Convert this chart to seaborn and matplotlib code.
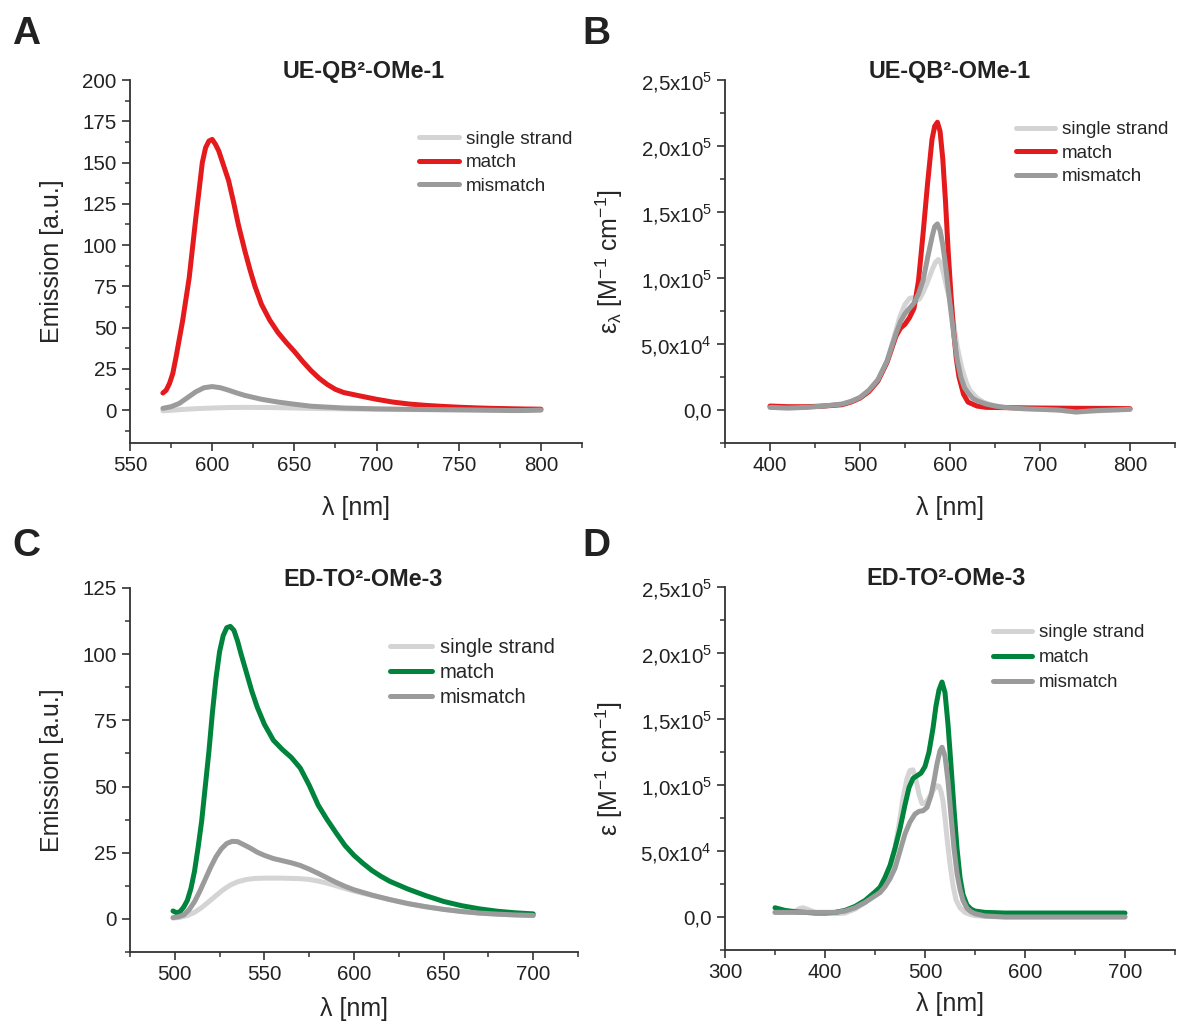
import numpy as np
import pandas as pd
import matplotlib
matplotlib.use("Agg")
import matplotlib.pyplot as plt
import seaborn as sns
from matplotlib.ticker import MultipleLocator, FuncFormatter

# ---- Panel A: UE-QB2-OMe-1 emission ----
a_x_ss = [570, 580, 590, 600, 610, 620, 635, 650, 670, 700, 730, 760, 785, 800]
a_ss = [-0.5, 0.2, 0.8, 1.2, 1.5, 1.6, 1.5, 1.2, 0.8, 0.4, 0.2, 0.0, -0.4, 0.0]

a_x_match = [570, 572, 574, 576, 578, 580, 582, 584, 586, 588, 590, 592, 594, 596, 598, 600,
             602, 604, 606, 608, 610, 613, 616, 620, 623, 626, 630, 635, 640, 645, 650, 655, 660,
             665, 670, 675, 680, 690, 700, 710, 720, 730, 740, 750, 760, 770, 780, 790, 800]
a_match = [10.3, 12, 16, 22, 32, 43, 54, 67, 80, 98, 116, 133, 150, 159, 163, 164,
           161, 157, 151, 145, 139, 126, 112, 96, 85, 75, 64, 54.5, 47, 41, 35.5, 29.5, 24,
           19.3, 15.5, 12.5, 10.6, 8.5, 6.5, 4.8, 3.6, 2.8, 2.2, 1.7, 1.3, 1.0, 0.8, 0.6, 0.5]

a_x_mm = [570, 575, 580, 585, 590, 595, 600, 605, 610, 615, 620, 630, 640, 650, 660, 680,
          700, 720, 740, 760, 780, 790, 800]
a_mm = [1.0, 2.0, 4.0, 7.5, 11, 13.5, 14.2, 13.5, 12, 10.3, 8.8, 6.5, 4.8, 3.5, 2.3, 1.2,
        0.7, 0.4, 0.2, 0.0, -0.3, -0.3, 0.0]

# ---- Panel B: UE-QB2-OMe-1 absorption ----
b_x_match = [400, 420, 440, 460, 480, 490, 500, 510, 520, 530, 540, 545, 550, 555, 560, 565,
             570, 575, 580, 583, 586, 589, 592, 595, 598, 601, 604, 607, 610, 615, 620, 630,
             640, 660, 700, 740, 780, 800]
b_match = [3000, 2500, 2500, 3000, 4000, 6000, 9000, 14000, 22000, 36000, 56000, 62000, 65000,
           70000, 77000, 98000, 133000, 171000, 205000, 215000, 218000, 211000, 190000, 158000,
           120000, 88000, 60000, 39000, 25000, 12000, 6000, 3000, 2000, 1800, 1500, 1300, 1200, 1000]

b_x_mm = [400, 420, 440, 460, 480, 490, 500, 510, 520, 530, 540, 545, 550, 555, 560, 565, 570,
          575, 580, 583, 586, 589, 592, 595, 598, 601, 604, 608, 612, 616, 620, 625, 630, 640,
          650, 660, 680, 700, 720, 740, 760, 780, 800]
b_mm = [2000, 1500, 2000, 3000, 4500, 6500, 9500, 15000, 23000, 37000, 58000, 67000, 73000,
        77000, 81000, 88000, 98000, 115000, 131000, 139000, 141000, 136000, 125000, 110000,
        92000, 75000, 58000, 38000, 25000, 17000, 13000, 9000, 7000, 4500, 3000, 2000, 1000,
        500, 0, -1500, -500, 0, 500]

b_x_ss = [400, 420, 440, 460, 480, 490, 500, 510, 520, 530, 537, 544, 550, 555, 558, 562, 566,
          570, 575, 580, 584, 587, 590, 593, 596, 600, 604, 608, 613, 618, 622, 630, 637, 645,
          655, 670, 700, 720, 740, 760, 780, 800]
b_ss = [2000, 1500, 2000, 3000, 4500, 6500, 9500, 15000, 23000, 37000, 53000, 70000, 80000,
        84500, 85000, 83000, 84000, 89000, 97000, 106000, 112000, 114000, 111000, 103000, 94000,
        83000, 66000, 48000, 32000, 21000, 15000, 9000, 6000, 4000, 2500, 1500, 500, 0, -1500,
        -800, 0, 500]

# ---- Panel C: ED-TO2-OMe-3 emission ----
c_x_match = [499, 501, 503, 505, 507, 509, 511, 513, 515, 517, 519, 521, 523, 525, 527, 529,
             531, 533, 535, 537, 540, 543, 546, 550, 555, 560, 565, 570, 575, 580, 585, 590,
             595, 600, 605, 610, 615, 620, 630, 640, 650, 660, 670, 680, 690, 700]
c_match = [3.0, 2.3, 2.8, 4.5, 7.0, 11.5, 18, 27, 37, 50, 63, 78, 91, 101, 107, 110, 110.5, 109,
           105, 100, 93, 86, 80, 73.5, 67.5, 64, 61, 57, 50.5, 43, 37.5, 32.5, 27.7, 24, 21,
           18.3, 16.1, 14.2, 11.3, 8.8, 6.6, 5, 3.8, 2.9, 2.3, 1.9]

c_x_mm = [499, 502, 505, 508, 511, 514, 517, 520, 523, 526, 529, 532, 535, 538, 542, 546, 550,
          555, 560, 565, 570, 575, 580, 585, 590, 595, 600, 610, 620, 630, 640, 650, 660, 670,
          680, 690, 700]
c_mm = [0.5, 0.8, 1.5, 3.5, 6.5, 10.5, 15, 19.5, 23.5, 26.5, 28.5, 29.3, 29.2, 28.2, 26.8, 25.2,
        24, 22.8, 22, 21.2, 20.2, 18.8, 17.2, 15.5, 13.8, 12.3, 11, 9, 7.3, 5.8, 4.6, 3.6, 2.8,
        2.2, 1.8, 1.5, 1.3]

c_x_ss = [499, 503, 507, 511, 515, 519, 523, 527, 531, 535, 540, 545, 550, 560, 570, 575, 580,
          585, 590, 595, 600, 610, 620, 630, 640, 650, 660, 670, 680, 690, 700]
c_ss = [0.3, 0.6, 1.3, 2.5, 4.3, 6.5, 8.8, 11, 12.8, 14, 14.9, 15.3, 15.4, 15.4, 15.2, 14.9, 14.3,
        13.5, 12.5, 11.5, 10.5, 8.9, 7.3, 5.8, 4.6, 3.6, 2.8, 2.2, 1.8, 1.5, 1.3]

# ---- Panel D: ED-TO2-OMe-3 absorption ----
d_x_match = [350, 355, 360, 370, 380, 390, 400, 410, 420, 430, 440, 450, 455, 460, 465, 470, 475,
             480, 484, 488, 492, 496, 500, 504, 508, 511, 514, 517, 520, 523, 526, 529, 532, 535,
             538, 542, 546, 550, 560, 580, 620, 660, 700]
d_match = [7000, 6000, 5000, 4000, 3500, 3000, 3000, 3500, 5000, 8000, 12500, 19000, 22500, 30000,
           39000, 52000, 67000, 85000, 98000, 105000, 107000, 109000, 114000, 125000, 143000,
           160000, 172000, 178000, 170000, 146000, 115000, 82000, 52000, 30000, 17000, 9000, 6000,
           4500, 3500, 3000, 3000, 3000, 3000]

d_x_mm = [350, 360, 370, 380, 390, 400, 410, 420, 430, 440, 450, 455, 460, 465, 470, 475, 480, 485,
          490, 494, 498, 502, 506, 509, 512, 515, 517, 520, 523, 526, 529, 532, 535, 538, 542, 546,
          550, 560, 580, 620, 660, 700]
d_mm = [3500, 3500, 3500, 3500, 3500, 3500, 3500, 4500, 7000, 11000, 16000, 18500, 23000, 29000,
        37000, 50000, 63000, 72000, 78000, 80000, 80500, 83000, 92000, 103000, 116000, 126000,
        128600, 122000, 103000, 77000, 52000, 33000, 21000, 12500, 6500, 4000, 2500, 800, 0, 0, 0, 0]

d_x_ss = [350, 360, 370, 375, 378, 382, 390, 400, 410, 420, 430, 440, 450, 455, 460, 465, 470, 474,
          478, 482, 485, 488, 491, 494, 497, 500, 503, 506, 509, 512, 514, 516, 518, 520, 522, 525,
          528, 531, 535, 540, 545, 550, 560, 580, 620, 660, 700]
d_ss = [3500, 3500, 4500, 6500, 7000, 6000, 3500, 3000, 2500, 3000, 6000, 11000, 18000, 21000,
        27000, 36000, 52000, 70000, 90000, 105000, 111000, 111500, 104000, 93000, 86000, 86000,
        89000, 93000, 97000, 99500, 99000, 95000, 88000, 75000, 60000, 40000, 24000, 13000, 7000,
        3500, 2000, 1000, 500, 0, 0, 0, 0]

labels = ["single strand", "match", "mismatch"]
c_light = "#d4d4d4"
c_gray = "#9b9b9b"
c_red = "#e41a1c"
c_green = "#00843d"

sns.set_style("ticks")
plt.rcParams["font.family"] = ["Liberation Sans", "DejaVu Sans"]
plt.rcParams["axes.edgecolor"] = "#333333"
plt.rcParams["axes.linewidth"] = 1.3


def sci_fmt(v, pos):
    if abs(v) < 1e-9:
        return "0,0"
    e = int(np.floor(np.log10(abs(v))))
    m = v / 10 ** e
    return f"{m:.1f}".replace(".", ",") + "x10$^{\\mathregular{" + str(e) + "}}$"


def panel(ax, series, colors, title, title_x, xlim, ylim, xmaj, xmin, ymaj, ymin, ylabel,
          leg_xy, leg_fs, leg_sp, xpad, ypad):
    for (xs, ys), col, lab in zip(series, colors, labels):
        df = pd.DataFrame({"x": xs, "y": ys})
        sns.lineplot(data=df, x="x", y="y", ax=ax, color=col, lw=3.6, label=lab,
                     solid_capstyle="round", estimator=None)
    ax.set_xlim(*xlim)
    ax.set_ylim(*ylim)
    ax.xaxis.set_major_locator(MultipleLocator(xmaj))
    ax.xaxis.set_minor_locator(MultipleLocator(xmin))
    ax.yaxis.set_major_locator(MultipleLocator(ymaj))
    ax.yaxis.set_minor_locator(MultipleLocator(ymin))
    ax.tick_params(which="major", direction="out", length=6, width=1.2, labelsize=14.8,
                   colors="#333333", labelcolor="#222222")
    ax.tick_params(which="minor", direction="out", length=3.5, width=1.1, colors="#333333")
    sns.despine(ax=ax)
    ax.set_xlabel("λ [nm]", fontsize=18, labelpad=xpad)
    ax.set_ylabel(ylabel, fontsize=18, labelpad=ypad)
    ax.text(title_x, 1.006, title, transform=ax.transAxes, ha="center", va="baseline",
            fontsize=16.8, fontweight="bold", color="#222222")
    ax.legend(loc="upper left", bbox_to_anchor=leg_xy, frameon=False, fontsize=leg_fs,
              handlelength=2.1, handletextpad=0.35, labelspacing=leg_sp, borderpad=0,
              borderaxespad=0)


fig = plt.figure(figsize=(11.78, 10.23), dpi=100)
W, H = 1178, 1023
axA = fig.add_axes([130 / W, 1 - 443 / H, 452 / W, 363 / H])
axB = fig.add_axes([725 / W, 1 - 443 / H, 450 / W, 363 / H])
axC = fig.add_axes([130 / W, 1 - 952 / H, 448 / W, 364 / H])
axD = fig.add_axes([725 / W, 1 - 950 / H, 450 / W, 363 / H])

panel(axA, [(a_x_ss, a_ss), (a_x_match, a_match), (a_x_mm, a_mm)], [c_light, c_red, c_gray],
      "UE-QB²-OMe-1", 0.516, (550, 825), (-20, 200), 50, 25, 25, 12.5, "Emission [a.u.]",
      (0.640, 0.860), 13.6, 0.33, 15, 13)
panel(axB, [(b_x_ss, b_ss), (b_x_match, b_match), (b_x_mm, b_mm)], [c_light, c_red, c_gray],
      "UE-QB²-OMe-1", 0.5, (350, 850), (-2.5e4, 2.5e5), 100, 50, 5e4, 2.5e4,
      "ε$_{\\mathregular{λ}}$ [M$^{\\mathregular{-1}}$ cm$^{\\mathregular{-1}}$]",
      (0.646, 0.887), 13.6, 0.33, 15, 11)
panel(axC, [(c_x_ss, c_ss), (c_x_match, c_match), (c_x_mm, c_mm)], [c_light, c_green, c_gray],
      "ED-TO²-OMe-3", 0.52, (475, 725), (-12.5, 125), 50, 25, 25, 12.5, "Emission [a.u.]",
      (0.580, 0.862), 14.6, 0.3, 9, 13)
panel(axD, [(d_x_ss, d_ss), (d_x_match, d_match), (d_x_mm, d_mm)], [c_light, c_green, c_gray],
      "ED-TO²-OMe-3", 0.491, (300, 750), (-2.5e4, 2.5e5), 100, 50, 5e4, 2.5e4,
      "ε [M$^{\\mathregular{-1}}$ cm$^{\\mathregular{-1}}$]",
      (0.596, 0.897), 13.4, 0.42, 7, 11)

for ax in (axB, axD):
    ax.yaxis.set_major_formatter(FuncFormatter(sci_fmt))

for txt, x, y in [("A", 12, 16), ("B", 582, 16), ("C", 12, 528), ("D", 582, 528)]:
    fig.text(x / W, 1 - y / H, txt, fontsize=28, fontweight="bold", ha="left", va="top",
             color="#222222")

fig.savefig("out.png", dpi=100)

┄┄┄┄┄┄┄┄┄┄

Everything from the first line to the line with "from matplotlib.ticker import" must be repeated exactly, and nothing else. Leave the pictures out.

◆ WRITTEN ANSWER:
Convert this chart to seaborn and matplotlib code.
import numpy as np
import pandas as pd
import matplotlib
matplotlib.use("Agg")
import matplotlib.pyplot as plt
import seaborn as sns
from matplotlib.ticker import MultipleLocator, FuncFormatter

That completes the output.